Three business owners in Paicho, a sub-region of Gulu, Uganda, lead Village Enterprise team members through thick grasses, along long, winding, dirt paths, to a large field where small, light green plants have recently appeared from beneath the soil. In three months, these small cotton plants will be large and tall, ready to be harvested.
During the first half of 2019, Village Enterprise linked 274 business groups to the cotton value chain. This pilot focused on the Northern Uganda region (both due to the availability of worthy private sector actors, proximity to innovations leads, and potential of success and impact due to the prevalence of fertile land and business owners with agricultural experience). The pilot was implemented in all three districts of Northern Uganda operations (Paicho, Nwoya, and Kitgum) and the implementation varied slightly depending on the district.
At first, some communities were hesitant to grow cotton. Village Enterprise has also never encouraged cotton production because the seeds take a long time to mature, which meant business owners were only harvesting once per year; growing cotton was a bad business practice and wasn’t profitable. But due to improved seeds, the cotton can be harvested after only four months. We decided to use cotton production for our market linkages pilot in northern Uganda.

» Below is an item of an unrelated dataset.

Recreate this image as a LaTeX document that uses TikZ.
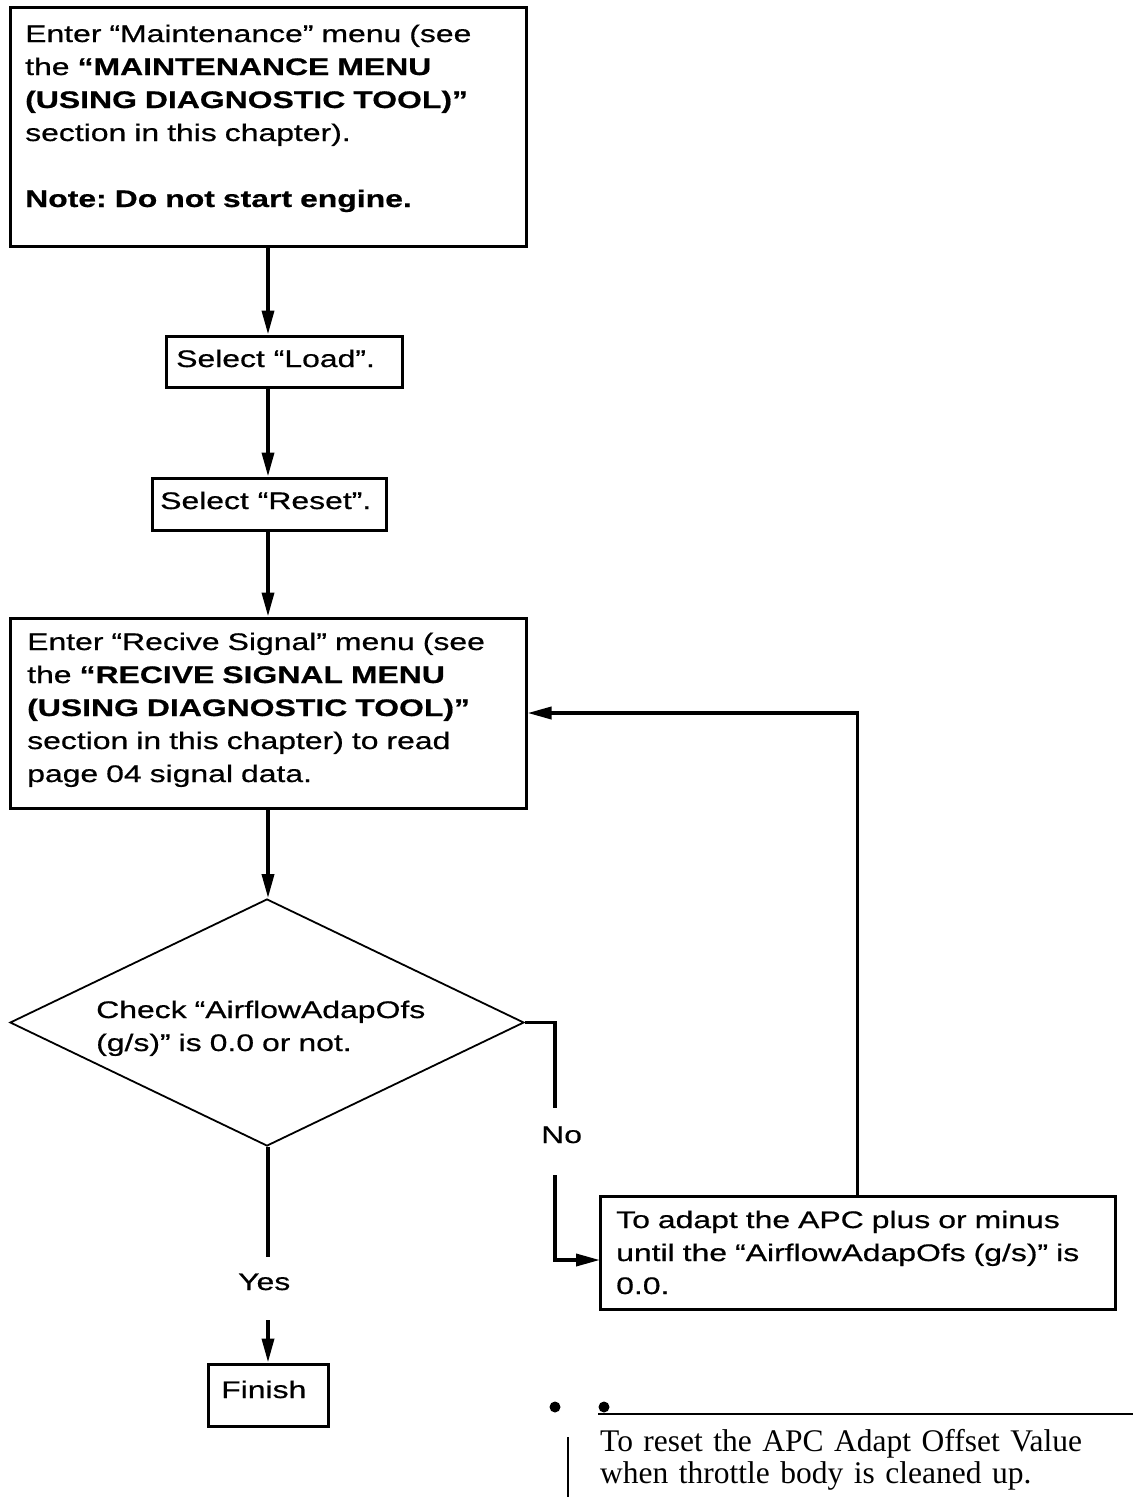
\documentclass[tikz,border=0pt]{standalone}
\usepackage{fontspec}
\setmainfont{Liberation Sans}
\newfontfamily\diafont[FakeStretch=1.33,FakeBold=0.6]{Liberation Sans}
\newfontfamily\notefont{Liberation Serif}
\usetikzlibrary{shapes.geometric,arrows.meta}
\frenchspacing
\begin{document}
\begin{tikzpicture}[x=1pt,y=-1pt,
  box/.style={draw,line width=3pt,inner sep=0pt,rectangle},
  txt/.style={anchor=base west,inner sep=0pt,align=left,font=\diafont\fontsize{24}{33}\selectfont},
  lbl/.style={anchor=base west,inner sep=0pt,font=\diafont\fontsize{24}{33}\selectfont},
  arr/.style={line width=3.6pt,-{Triangle[length=24pt,width=12pt]}},
  ln/.style={line width=3.6pt},
]
\useasboundingbox (0,0) rectangle (1133,1497);
% boxes
\node[box,minimum width=516pt,minimum height=239pt] (b1) at (268,126.5) {};
\node[txt,text width=500pt] (t1) at (25,42) {Enter “Maintenance” menu (see\\the \textbf{“MAINTENANCE MENU}\\\textbf{(USING DIAGNOSTIC TOOL)”}\\section in this chapter).\\[33pt]\textbf{Note: Do not start engine.}};
\node[box,minimum width=236pt,minimum height=51pt] (load) at (284,361.5) {};
\node[lbl] (tload) at (176,367) {Select “Load”.};
\node[box,minimum width=234pt,minimum height=52pt] (reset) at (269,504) {};
\node[lbl] (treset) at (160,509) {Select “Reset”.};
\node[box,minimum width=516pt,minimum height=190pt] (recv) at (268,713) {};
\node[txt,text width=500pt] (trecv) at (27,650) {Enter “Recive Signal” menu (see\\the \textbf{“RECIVE SIGNAL MENU}\\\textbf{(USING DIAGNOSTIC TOOL)”}\\section in this chapter) to read\\page 04 signal data.};
\node[draw,diamond,line width=1.8pt,inner sep=0pt,minimum width=514pt,minimum height=247pt] (dia) at (267,1022.5) {};
\node[txt,text width=400pt] (tdia) at (96,1018) {Check “AirflowAdapOfs\\(g/s)” is 0.0 or not.};
\node[box,minimum width=515pt,minimum height=113pt] (apc) at (857.5,1252.5) {};
\node[txt,text width=500pt] (tapc) at (616,1228) {To adapt the APC plus or minus\\until the “AirflowAdapOfs (g/s)” is\\0.0.};
\node[box,minimum width=120pt,minimum height=62pt] (fin) at (268,1395) {};
\node[lbl] (tfin) at (221,1398) {Finish};
% labels
\node[lbl] (no) at (541,1143) {No};
\node[lbl] (yes) at (238,1290) {Yes};
% coordinates
\coordinate (noA) at (555,1108);
\coordinate (noB) at (555,1175);
\coordinate (apcin) at (600,1260);
\coordinate (yesA) at (268,1257);
\coordinate (yesB) at (268,1320);
% connectors
\draw[arr] (b1.south) -- (load.north -| b1.south);
\draw[arr] (load.south -| b1.south) -- (reset.north -| b1.south);
\draw[arr] (reset.south -| b1.south) -- (recv.north);
\draw[arr] (recv.south) -- (dia.north -| recv.south);
\draw[ln] (dia.east) -- (dia.east -| noA) -- (noA);
\draw[arr] (noB) |- (apcin);
\draw[arr] (apc.north) |- (recv.east);
\draw[ln] (dia.south -| b1.south) -- (yesA);
\draw[arr] (yesB) -- (fin.north);
% bottom note
\fill (555,1407) circle (5.5pt);
\fill (604,1407) circle (5.5pt);
\coordinate (ruleA) at (598,1414);
\coordinate (ruleB) at (1133,1414);
\draw[line width=2pt] (ruleA) -- (ruleB);
\coordinate (barA) at (568,1437);
\coordinate (barB) at (568,1497);
\draw[line width=2pt] (barA) -- (barB);
\node[anchor=base west,inner sep=0pt,align=left,text width=530pt,font=\notefont\fontsize{31.5}{32}\selectfont] (note) at (600,1451) {To reset the APC Adapt Offset Value\\when throttle body is cleaned up.};
\end{tikzpicture}
\end{document}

What’s the history of cotton in Uganda?
Under colonialism, the British colonial government split Uganda into several regions of agricultural production. Each region focused on producing a specific cash crop: sugar and tea were grown in the central region, the Eastern Region produced sugar, the West produced tea, and the Northern Regions produced cotton and tobacco. After independence, the production of these crops for export prevailed in their given regions, and for many years they were regulated by marketing boards at the national level. During the era of structural adjustment (1980’s) the marketing boards were dismantled as the agriculture market was privatized. However, the cotton value chain remains highly regulated by the Ugandan government. The cotton industry (everything from farming to ginning to exporting) is overseen by the Cotton Development Organization (CDO), which falls under the Ministry of Agriculture. CDO is the only organization allowed to train cotton farmers (or issue certifications or approvals to train) and also approves designated areas for organic cotton production. CDO has formed a very close relationship with our private sector partner, Gulu Agricultural Development Company, and has approved them to train and certify organic cotton farmers in Nwoya and Gulu districts. However, Kitgum remains approved for conventional cotton only.
The Innovations Team spent a few months researching and vetting potential private sector actors to engage in our market linkage pilot. We decided to work with Gulu Agricultural Development Company and the Cotton Development Organization (GADC/CDO). GADC has demonstrated experience and reach. They are extremely well respected in both the agriculture and development sectors within Uganda. They have 10+ years of experience in engaging small-holder farmers and are the leading producers of cotton and organic sesame for export. They also have an outstanding field network system; GADC staff is among the best partner teams we’ve ever encountered. They have an extensive presence in the community — from their office staff to their field team. And the most important component is their dedication to improving the lives of farmers.
So how does it work?
GADC provides training, business owners use their grant money from Village Enterprise to purchase improved seeds, the plants grow and mature, and then GADC buys the cotton directly from the business owners. GADC checks-in with our business owners to ensure that their crops are growing well and provides and assistance that may be necessary. It’s a completely community-based operation because GADC has field teams based in the villages where our business owners are located. Village Enterprise business owners are aware of GADC and know exactly where their cotton will be taken once it’s been harvested. There is no middle-man scamming them or using faulty scales. GADC also takes care of all transportation costs, which eliminates another typical burden farmers face. GADC also offers our business owners the option to take out a loan from them to hire ox and plows, which allows for more productive farming.
GADC is also a completely sustainable business. Once our farmers have sold their cotton, the crop is taken to a factory in Gulu where the cotton is separated from the seeds. The seeds are milled and turned into soap, animal feeds, and fertilizers. There is no waste in this operation.
At this point in the pilot, it is clear that this project is providing business owners with a sense of comfort because they know there is a guaranteed market for their crop. The elimination of this worry encourages them to care for their crops and it also provides time for them to invest their energy into starting other businesses on the side for additional income. Because they know their cotton will be sold, they can take a chance and diversify.
We will have an update for this project in a few months once our business owners have harvested their cotton.